▸ **Material supplied**:
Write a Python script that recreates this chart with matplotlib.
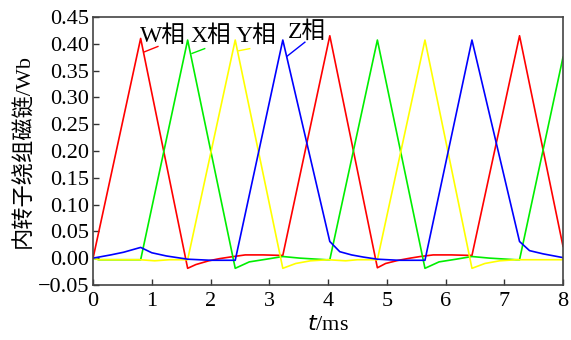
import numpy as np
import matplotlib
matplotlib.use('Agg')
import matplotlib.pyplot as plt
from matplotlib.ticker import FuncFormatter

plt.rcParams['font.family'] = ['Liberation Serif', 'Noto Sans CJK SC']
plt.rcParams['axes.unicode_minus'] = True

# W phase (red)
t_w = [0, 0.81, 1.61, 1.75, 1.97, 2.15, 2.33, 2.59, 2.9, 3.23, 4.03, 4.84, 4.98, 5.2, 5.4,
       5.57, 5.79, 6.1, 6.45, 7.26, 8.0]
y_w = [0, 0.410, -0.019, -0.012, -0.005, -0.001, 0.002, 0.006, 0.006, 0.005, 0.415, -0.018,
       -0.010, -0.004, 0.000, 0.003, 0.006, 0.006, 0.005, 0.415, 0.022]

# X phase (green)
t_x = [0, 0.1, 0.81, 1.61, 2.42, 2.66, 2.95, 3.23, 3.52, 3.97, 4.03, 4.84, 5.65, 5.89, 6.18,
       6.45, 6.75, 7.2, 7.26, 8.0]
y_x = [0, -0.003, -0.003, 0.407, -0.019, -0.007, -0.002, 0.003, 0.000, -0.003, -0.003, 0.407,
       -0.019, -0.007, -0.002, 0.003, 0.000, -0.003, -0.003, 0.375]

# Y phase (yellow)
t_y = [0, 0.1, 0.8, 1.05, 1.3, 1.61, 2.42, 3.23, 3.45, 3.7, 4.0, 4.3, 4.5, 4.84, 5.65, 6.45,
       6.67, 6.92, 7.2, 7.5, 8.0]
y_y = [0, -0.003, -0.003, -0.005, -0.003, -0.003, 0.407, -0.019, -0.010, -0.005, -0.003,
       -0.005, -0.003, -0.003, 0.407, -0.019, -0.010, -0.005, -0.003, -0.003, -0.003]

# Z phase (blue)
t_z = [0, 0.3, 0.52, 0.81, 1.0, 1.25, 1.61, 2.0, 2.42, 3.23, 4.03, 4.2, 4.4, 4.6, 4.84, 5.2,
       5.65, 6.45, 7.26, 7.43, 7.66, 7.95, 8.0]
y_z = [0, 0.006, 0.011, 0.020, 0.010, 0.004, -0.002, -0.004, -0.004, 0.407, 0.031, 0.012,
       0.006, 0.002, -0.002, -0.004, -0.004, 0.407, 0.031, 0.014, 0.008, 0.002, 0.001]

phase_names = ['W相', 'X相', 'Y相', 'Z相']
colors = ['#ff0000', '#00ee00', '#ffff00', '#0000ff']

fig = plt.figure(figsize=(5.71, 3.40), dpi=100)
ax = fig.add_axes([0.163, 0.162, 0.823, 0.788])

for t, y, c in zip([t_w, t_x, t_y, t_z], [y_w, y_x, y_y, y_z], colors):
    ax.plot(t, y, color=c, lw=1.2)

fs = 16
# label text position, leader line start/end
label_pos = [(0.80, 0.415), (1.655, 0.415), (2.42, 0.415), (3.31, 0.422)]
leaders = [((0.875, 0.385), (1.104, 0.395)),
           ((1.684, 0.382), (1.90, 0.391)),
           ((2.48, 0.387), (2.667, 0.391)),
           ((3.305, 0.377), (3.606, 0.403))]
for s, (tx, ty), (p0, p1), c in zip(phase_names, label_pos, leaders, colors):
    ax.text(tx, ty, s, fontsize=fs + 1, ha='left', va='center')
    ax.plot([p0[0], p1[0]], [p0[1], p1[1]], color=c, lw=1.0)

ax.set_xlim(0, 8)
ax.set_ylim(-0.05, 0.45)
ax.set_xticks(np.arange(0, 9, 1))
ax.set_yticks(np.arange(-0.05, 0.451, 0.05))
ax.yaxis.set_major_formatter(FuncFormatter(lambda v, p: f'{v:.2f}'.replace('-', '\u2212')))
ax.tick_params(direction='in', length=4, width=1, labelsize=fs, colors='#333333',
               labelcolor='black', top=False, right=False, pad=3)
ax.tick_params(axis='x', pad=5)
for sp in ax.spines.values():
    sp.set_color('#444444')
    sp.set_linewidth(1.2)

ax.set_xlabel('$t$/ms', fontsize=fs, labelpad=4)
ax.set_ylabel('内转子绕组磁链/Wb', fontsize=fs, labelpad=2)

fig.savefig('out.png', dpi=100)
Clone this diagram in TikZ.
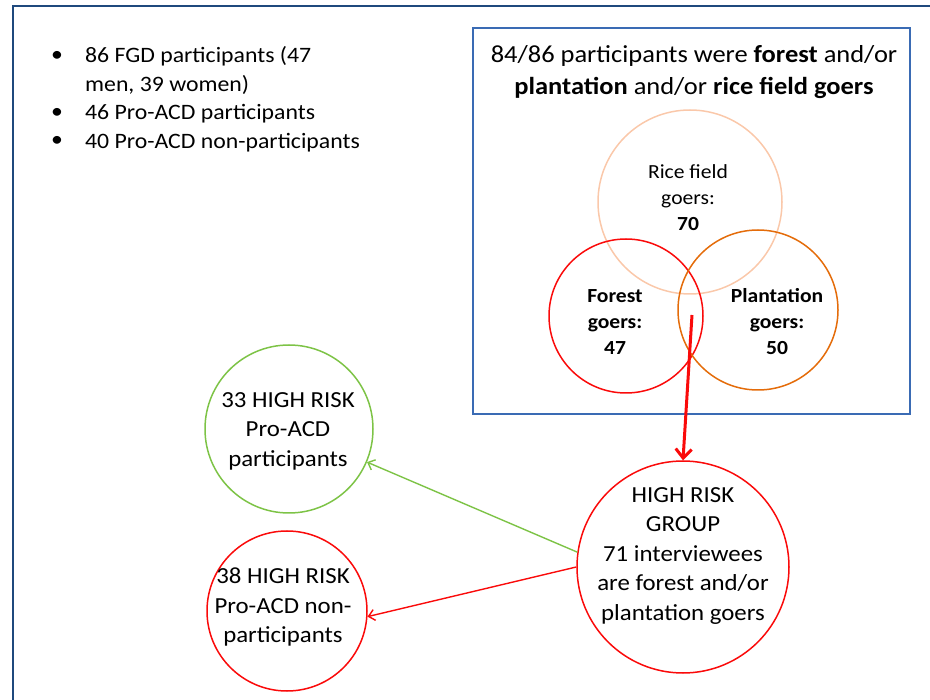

▸ **Problem details**: Generate a word-for-word copy of the preceding records, excluding all pictures.

▸ **Solution for this problem**:
Write a Python script that recreates this chart with matplotlib.
import numpy as np
import matplotlib
matplotlib.use('Agg')
import matplotlib.pyplot as plt
from matplotlib.ticker import FuncFormatter

plt.rcParams['font.family'] = ['Liberation Serif', 'Noto Sans CJK SC']
plt.rcParams['axes.unicode_minus'] = True

# W phase (red)
t_w = [0, 0.81, 1.61, 1.75, 1.97, 2.15, 2.33, 2.59, 2.9, 3.23, 4.03, 4.84, 4.98, 5.2, 5.4,
       5.57, 5.79, 6.1, 6.45, 7.26, 8.0]
y_w = [0, 0.410, -0.019, -0.012, -0.005, -0.001, 0.002, 0.006, 0.006, 0.005, 0.415, -0.018,
       -0.010, -0.004, 0.000, 0.003, 0.006, 0.006, 0.005, 0.415, 0.022]

# X phase (green)
t_x = [0, 0.1, 0.81, 1.61, 2.42, 2.66, 2.95, 3.23, 3.52, 3.97, 4.03, 4.84, 5.65, 5.89, 6.18,
       6.45, 6.75, 7.2, 7.26, 8.0]
y_x = [0, -0.003, -0.003, 0.407, -0.019, -0.007, -0.002, 0.003, 0.000, -0.003, -0.003, 0.407,
       -0.019, -0.007, -0.002, 0.003, 0.000, -0.003, -0.003, 0.375]

# Y phase (yellow)
t_y = [0, 0.1, 0.8, 1.05, 1.3, 1.61, 2.42, 3.23, 3.45, 3.7, 4.0, 4.3, 4.5, 4.84, 5.65, 6.45,
       6.67, 6.92, 7.2, 7.5, 8.0]
y_y = [0, -0.003, -0.003, -0.005, -0.003, -0.003, 0.407, -0.019, -0.010, -0.005, -0.003,
       -0.005, -0.003, -0.003, 0.407, -0.019, -0.010, -0.005, -0.003, -0.003, -0.003]

# Z phase (blue)
t_z = [0, 0.3, 0.52, 0.81, 1.0, 1.25, 1.61, 2.0, 2.42, 3.23, 4.03, 4.2, 4.4, 4.6, 4.84, 5.2,
       5.65, 6.45, 7.26, 7.43, 7.66, 7.95, 8.0]
y_z = [0, 0.006, 0.011, 0.020, 0.010, 0.004, -0.002, -0.004, -0.004, 0.407, 0.031, 0.012,
       0.006, 0.002, -0.002, -0.004, -0.004, 0.407, 0.031, 0.014, 0.008, 0.002, 0.001]

phase_names = ['W相', 'X相', 'Y相', 'Z相']
colors = ['#ff0000', '#00ee00', '#ffff00', '#0000ff']

fig = plt.figure(figsize=(5.71, 3.40), dpi=100)
ax = fig.add_axes([0.163, 0.162, 0.823, 0.788])

for t, y, c in zip([t_w, t_x, t_y, t_z], [y_w, y_x, y_y, y_z], colors):
    ax.plot(t, y, color=c, lw=1.2)

fs = 16
# label text position, leader line start/end
label_pos = [(0.80, 0.415), (1.655, 0.415), (2.42, 0.415), (3.31, 0.422)]
leaders = [((0.875, 0.385), (1.104, 0.395)),
           ((1.684, 0.382), (1.90, 0.391)),
           ((2.48, 0.387), (2.667, 0.391)),
           ((3.305, 0.377), (3.606, 0.403))]
for s, (tx, ty), (p0, p1), c in zip(phase_names, label_pos, leaders, colors):
    ax.text(tx, ty, s, fontsize=fs + 1, ha='left', va='center')
    ax.plot([p0[0], p1[0]], [p0[1], p1[1]], color=c, lw=1.0)

ax.set_xlim(0, 8)
ax.set_ylim(-0.05, 0.45)
ax.set_xticks(np.arange(0, 9, 1))
ax.set_yticks(np.arange(-0.05, 0.451, 0.05))
ax.yaxis.set_major_formatter(FuncFormatter(lambda v, p: f'{v:.2f}'.replace('-', '\u2212')))
ax.tick_params(direction='in', length=4, width=1, labelsize=fs, colors='#333333',
               labelcolor='black', top=False, right=False, pad=3)
ax.tick_params(axis='x', pad=5)
for sp in ax.spines.values():
    sp.set_color('#444444')
    sp.set_linewidth(1.2)

ax.set_xlabel('$t$/ms', fontsize=fs, labelpad=4)
ax.set_ylabel('内转子绕组磁链/Wb', fontsize=fs, labelpad=2)

fig.savefig('out.png', dpi=100)
Clone this diagram in TikZ.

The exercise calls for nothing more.